[Lines of data]
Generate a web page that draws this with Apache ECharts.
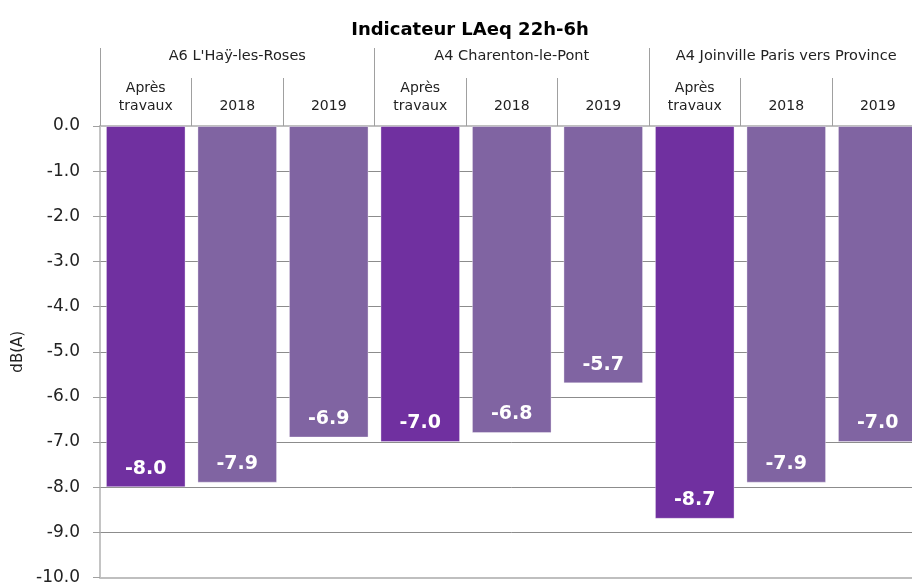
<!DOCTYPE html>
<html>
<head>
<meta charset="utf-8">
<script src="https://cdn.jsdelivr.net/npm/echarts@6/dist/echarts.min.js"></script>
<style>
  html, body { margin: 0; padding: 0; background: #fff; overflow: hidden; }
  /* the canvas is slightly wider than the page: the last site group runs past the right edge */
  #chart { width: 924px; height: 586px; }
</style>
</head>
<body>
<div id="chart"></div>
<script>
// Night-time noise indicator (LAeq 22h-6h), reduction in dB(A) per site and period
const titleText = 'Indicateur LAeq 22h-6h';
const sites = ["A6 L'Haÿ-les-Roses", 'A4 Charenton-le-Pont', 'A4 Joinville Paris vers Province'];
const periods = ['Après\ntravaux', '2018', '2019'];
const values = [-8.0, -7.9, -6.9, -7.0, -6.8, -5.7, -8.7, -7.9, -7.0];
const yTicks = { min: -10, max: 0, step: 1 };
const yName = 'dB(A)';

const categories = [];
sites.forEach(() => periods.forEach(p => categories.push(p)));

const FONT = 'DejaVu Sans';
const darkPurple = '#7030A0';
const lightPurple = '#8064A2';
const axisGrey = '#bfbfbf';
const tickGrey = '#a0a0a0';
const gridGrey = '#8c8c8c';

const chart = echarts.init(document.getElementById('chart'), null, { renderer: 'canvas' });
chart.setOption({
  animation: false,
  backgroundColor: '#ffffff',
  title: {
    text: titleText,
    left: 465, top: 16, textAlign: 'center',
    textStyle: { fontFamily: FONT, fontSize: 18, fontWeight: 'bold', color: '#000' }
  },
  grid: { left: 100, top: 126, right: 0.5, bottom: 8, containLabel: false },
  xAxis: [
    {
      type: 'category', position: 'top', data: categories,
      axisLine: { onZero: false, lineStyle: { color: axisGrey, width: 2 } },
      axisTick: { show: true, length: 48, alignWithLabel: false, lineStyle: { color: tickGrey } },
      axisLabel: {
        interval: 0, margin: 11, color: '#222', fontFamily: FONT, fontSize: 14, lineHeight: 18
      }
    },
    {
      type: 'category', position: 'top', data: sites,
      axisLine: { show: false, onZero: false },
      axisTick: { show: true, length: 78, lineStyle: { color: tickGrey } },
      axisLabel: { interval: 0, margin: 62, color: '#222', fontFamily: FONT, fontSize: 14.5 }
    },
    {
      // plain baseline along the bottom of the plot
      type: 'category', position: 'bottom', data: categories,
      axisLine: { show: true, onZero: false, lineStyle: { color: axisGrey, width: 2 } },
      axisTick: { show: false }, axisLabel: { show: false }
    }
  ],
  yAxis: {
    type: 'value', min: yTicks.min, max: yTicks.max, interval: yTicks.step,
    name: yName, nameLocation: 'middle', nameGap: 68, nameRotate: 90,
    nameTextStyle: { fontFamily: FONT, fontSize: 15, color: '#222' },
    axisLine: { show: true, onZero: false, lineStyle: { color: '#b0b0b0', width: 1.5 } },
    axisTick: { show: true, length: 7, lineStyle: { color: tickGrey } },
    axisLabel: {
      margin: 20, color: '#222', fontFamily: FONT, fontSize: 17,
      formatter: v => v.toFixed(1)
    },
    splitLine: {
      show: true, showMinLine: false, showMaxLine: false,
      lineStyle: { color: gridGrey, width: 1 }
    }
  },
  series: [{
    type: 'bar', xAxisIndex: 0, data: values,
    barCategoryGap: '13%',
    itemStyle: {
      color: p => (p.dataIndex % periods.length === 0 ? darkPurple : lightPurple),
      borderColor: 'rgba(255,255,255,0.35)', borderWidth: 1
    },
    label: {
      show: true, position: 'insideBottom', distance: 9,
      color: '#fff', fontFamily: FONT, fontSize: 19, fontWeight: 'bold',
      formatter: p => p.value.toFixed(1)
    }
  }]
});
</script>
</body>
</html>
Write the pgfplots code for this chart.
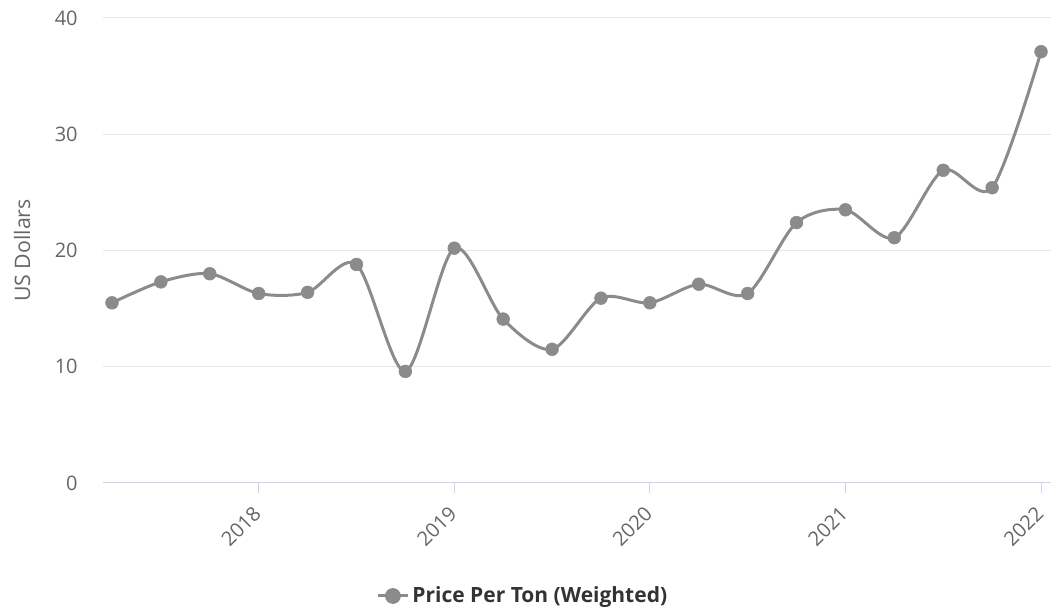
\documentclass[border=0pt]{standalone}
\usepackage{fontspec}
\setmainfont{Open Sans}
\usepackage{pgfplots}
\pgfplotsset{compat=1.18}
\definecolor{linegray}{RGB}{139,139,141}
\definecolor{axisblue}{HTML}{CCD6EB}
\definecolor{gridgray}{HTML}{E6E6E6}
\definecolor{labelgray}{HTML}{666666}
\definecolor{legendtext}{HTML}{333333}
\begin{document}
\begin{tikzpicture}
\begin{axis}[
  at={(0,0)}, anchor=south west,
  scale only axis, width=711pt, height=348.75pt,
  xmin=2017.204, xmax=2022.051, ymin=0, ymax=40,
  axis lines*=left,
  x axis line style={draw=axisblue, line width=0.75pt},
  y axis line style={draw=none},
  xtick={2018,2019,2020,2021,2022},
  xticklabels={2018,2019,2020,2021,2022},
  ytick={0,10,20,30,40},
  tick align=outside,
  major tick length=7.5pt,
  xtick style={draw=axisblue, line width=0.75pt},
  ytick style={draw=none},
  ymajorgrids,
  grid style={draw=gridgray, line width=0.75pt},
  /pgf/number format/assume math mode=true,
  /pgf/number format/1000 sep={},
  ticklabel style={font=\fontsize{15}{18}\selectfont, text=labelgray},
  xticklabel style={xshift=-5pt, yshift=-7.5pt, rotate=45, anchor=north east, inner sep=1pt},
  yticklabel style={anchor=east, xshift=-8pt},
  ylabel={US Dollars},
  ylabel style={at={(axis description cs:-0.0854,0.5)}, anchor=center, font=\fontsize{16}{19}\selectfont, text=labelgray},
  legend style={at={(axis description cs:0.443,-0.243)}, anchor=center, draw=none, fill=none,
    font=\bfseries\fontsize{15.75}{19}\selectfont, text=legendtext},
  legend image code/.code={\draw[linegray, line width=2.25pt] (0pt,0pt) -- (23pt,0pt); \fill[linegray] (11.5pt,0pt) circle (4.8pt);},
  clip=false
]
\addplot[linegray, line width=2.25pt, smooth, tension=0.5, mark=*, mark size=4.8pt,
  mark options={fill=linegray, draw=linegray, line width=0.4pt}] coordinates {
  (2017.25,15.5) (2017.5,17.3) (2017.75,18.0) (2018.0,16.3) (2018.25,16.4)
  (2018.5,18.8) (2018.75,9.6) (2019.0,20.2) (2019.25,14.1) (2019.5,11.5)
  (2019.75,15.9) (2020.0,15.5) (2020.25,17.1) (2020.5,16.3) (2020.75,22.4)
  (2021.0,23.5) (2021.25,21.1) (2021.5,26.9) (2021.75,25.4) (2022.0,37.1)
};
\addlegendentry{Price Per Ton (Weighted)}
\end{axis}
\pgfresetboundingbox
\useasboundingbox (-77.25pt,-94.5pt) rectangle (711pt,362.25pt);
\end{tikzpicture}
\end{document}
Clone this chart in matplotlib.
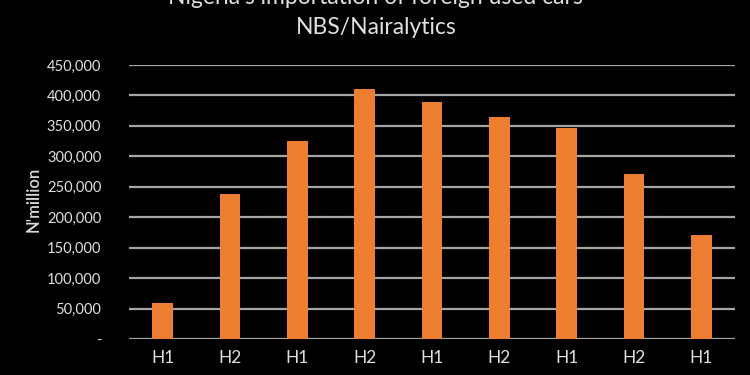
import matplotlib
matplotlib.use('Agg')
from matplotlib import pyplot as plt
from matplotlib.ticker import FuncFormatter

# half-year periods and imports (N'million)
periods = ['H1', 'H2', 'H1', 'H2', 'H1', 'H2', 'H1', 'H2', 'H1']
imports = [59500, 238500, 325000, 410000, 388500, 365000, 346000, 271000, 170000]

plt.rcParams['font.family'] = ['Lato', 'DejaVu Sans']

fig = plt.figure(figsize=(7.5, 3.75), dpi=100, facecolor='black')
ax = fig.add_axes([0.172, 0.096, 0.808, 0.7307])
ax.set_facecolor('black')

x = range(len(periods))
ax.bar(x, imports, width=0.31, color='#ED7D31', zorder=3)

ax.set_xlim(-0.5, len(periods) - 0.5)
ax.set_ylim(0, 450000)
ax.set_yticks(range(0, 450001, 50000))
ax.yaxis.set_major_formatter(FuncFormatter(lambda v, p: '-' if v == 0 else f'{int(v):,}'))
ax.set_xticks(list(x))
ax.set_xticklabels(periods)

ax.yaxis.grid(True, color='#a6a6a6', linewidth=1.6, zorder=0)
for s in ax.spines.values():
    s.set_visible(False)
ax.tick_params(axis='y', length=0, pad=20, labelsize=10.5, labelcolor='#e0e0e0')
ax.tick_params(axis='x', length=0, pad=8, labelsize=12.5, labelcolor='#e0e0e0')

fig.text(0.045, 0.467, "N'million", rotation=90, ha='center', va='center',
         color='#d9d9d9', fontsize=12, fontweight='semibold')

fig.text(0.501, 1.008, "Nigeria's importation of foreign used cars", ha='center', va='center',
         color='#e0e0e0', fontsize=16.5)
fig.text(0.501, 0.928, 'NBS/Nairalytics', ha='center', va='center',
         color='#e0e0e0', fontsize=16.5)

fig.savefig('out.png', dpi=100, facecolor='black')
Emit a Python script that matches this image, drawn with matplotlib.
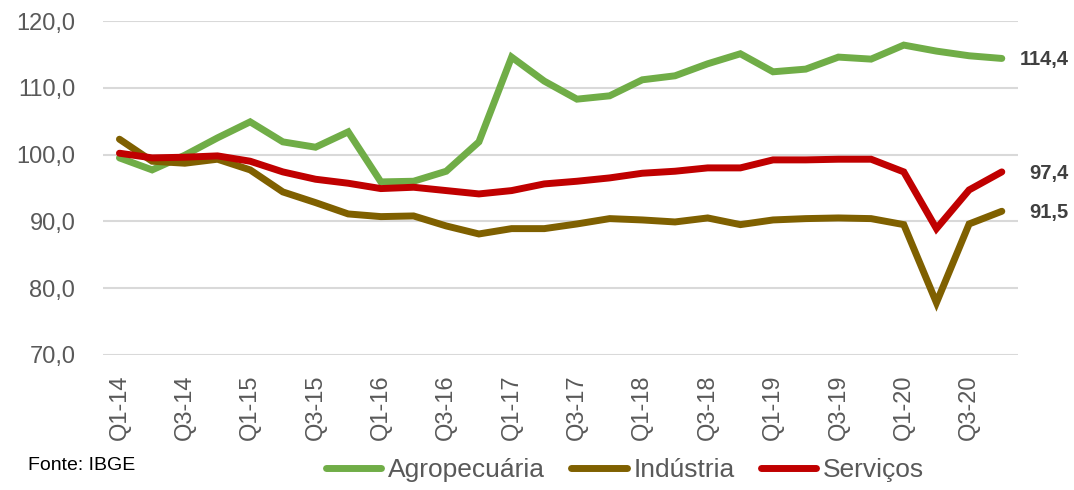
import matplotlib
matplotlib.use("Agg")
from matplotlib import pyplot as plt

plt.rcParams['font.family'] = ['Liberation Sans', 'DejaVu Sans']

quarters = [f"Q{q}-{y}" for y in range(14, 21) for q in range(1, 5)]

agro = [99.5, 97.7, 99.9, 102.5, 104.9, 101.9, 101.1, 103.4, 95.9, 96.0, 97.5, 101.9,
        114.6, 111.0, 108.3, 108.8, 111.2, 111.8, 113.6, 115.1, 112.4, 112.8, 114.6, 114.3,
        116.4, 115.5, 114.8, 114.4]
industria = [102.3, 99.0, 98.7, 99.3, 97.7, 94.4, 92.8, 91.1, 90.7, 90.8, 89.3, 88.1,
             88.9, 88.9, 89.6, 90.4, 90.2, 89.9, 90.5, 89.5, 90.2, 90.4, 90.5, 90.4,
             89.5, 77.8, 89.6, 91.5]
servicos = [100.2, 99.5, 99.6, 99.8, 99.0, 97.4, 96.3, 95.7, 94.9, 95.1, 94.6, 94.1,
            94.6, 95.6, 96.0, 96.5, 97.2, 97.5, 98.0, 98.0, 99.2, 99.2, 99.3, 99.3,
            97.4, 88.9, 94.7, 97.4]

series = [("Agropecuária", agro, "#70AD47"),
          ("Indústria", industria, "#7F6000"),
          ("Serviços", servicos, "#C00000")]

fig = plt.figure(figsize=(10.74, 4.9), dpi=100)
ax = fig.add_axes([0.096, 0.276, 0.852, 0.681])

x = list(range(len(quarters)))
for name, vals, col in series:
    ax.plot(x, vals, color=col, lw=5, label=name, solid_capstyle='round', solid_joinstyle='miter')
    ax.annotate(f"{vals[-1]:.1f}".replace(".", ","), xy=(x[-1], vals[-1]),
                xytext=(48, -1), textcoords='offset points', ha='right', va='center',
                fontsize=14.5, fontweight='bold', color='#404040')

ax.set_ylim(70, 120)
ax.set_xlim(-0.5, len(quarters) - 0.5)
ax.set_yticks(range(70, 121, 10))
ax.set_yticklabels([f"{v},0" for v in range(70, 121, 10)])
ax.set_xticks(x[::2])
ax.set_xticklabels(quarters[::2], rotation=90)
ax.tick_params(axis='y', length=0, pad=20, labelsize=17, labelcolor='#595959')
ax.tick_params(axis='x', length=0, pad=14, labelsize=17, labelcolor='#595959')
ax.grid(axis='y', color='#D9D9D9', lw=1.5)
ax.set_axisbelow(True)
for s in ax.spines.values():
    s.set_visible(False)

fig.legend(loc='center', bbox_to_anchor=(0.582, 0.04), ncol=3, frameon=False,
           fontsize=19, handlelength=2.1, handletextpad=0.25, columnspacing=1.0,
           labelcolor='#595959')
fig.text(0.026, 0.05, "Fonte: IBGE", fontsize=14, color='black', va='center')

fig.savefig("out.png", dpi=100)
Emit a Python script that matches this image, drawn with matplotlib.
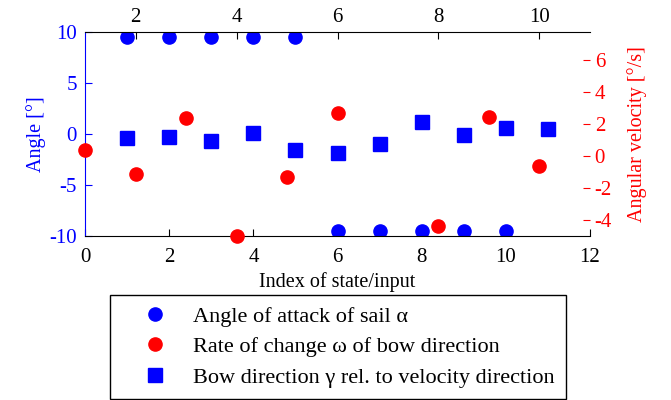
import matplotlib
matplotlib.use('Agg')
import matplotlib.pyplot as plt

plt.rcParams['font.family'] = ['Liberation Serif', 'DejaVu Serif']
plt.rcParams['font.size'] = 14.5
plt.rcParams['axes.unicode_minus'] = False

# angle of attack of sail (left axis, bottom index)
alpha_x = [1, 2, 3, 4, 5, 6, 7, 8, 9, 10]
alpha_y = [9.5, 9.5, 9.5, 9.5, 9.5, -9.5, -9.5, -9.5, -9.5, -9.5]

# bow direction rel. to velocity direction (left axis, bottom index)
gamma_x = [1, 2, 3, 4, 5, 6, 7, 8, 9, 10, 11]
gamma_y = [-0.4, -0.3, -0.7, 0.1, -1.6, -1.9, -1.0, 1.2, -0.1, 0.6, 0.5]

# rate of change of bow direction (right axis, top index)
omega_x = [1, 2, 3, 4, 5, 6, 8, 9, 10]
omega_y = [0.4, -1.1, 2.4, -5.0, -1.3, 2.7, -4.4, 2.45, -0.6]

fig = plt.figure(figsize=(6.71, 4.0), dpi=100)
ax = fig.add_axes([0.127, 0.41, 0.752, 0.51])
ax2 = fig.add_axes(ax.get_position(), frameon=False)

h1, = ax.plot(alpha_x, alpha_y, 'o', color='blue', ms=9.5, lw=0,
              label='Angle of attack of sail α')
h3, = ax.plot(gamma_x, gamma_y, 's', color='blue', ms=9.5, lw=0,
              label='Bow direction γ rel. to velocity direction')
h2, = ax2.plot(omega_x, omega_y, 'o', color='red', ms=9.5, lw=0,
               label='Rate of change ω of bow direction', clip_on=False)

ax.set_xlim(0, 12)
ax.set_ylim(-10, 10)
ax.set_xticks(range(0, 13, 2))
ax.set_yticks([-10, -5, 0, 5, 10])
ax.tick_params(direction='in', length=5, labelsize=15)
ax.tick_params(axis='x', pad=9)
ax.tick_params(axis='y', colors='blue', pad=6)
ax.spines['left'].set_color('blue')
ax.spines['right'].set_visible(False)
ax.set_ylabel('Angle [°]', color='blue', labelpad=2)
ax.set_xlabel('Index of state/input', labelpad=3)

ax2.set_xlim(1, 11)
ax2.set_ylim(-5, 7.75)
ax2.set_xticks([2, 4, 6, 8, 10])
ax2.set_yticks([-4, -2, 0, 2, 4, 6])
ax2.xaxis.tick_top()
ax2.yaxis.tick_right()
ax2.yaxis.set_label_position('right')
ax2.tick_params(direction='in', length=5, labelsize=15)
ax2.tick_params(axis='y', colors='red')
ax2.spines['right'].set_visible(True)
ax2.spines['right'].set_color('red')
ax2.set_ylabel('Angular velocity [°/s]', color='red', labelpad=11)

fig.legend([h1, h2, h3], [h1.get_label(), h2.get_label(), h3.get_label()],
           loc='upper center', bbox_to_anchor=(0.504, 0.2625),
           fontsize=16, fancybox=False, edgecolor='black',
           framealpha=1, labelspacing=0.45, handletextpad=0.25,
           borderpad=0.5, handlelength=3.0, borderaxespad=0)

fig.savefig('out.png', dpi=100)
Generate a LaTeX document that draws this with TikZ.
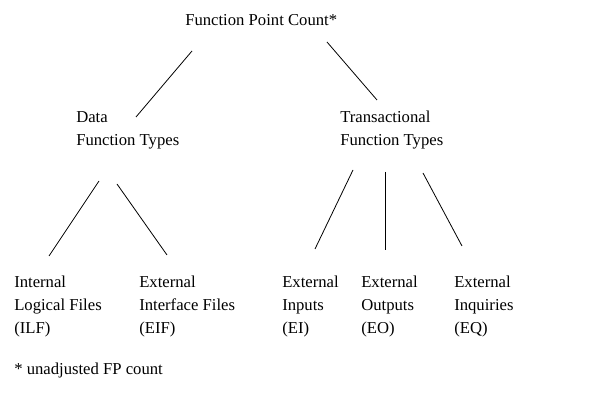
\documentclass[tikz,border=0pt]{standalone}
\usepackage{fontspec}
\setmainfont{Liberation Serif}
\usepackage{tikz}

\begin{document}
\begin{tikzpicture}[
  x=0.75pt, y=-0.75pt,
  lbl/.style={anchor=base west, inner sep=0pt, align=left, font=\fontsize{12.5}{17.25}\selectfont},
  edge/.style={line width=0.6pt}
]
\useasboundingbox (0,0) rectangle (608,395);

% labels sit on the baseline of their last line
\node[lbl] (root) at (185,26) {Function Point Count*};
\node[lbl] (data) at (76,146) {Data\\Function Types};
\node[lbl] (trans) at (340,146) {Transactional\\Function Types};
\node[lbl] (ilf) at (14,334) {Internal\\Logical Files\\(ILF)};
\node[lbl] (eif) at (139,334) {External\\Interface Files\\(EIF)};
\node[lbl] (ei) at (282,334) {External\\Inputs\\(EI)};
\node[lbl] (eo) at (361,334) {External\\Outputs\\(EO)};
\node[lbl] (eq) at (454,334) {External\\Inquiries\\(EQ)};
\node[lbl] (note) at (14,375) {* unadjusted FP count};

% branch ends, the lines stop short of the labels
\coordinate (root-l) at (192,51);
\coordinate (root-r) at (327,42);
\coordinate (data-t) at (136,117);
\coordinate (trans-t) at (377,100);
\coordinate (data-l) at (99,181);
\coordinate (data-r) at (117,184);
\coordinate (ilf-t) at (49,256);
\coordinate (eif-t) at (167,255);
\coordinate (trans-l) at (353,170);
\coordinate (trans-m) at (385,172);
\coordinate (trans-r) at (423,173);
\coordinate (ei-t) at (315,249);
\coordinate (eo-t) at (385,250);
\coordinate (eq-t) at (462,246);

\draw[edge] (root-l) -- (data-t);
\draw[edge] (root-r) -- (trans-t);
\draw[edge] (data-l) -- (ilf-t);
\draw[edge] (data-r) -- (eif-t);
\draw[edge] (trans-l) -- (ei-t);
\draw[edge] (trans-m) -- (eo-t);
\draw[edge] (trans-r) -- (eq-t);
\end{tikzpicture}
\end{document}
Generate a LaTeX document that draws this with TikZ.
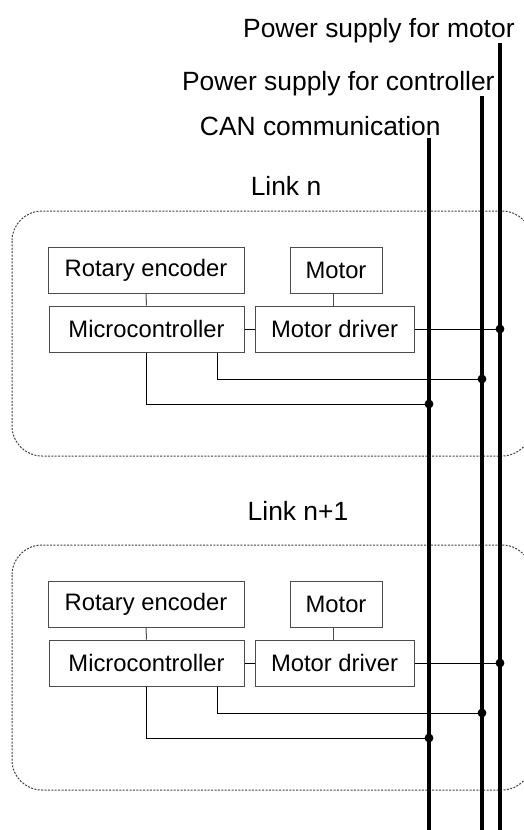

## [REQUIREMENTS]
Make an exact copy of only the lines from the one with "Clone this chart in matplotlib." through the one with "ax.bar(x, imports, width=0.31, color='#ED7D31', zorder=3)". Pictures don't belong in it.

## [TASK ANSWER]
Clone this chart in matplotlib.
import matplotlib
matplotlib.use('Agg')
from matplotlib import pyplot as plt
from matplotlib.ticker import FuncFormatter

# half-year periods and imports (N'million)
periods = ['H1', 'H2', 'H1', 'H2', 'H1', 'H2', 'H1', 'H2', 'H1']
imports = [59500, 238500, 325000, 410000, 388500, 365000, 346000, 271000, 170000]

plt.rcParams['font.family'] = ['Lato', 'DejaVu Sans']

fig = plt.figure(figsize=(7.5, 3.75), dpi=100, facecolor='black')
ax = fig.add_axes([0.172, 0.096, 0.808, 0.7307])
ax.set_facecolor('black')

x = range(len(periods))
ax.bar(x, imports, width=0.31, color='#ED7D31', zorder=3)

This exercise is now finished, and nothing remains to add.